### Written instruction
Set down the data below from its first line to the line holding "var yMinor = [10, 30, 50, 70, 90];", inclusive; omit all pictures.

### Available data
----------
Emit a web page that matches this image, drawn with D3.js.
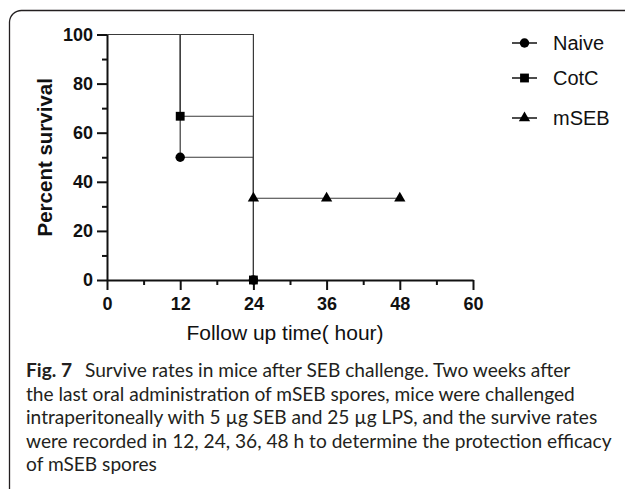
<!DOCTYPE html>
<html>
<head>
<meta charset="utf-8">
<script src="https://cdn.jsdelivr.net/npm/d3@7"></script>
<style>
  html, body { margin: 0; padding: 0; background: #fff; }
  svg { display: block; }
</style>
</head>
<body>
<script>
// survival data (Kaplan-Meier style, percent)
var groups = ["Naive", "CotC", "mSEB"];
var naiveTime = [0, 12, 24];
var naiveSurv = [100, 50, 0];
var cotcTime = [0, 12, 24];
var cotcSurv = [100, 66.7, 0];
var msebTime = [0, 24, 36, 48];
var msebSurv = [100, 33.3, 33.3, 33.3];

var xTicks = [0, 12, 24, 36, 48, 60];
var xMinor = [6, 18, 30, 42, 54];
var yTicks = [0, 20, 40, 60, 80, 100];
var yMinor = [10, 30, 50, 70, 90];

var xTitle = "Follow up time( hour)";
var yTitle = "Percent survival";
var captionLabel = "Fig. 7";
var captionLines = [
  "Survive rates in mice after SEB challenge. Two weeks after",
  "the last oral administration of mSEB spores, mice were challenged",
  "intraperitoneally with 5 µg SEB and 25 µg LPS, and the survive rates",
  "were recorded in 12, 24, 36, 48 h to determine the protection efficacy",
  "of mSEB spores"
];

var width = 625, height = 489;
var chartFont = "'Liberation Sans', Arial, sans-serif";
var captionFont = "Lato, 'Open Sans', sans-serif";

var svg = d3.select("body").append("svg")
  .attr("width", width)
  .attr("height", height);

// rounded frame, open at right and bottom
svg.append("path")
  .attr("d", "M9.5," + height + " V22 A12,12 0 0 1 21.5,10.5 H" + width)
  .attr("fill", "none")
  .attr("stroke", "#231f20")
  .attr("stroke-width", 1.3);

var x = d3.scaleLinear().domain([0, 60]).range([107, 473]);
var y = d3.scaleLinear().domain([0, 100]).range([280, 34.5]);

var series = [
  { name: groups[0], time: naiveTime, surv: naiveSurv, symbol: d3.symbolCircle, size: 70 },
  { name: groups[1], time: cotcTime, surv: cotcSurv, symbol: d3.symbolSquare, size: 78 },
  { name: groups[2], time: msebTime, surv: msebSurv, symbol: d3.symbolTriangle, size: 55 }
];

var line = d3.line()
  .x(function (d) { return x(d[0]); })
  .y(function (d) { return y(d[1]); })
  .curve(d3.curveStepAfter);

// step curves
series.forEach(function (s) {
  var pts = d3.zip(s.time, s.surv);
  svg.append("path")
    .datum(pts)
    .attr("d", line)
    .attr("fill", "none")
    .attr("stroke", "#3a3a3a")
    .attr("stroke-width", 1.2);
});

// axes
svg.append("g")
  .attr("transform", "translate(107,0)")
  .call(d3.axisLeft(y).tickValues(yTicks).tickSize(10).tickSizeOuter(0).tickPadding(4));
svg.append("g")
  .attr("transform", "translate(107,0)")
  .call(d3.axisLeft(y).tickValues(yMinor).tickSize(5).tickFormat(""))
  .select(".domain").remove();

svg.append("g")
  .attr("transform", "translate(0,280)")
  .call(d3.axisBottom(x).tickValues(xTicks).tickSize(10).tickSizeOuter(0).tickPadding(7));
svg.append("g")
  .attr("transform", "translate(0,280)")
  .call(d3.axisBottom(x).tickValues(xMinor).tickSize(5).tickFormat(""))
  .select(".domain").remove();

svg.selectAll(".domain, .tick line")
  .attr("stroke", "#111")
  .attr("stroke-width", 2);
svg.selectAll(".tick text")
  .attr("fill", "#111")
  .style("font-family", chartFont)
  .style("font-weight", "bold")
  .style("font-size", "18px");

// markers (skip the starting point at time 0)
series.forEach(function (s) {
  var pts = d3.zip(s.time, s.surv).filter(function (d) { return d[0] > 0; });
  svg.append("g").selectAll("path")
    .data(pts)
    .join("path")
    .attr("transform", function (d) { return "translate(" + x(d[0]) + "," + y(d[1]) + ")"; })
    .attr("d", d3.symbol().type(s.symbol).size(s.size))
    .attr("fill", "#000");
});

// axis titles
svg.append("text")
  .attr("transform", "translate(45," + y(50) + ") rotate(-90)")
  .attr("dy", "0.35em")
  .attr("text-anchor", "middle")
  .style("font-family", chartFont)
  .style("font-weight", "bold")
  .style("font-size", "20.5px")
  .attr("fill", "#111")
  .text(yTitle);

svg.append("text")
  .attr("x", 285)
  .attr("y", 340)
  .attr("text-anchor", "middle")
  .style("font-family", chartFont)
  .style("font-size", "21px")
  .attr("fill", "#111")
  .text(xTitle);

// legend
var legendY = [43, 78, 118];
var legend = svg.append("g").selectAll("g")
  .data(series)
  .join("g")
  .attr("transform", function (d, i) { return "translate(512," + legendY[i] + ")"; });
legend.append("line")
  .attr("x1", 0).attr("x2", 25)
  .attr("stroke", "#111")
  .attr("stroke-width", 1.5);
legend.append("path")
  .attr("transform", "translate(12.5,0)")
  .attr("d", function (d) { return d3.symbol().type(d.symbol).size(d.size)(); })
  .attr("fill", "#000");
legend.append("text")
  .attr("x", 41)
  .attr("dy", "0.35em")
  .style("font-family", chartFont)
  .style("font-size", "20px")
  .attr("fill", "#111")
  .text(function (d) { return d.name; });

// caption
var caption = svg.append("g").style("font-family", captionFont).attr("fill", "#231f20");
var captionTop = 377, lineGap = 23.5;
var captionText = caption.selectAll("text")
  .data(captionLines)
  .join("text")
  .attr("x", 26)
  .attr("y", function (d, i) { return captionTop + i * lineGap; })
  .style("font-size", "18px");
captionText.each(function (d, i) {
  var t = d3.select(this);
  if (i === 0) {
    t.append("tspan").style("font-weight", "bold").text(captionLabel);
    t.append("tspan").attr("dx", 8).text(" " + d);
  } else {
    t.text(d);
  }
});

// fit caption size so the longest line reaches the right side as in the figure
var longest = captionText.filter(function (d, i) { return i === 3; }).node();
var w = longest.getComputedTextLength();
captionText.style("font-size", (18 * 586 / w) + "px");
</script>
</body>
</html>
----------
### Answer to this exercise
Emit a web page that matches this image, drawn with D3.js.
<!DOCTYPE html>
<html>
<head>
<meta charset="utf-8">
<script src="https://cdn.jsdelivr.net/npm/d3@7"></script>
<style>
  html, body { margin: 0; padding: 0; background: #fff; }
  svg { display: block; }
</style>
</head>
<body>
<script>
// survival data (Kaplan-Meier style, percent)
var groups = ["Naive", "CotC", "mSEB"];
var naiveTime = [0, 12, 24];
var naiveSurv = [100, 50, 0];
var cotcTime = [0, 12, 24];
var cotcSurv = [100, 66.7, 0];
var msebTime = [0, 24, 36, 48];
var msebSurv = [100, 33.3, 33.3, 33.3];

var xTicks = [0, 12, 24, 36, 48, 60];
var xMinor = [6, 18, 30, 42, 54];
var yTicks = [0, 20, 40, 60, 80, 100];
var yMinor = [10, 30, 50, 70, 90];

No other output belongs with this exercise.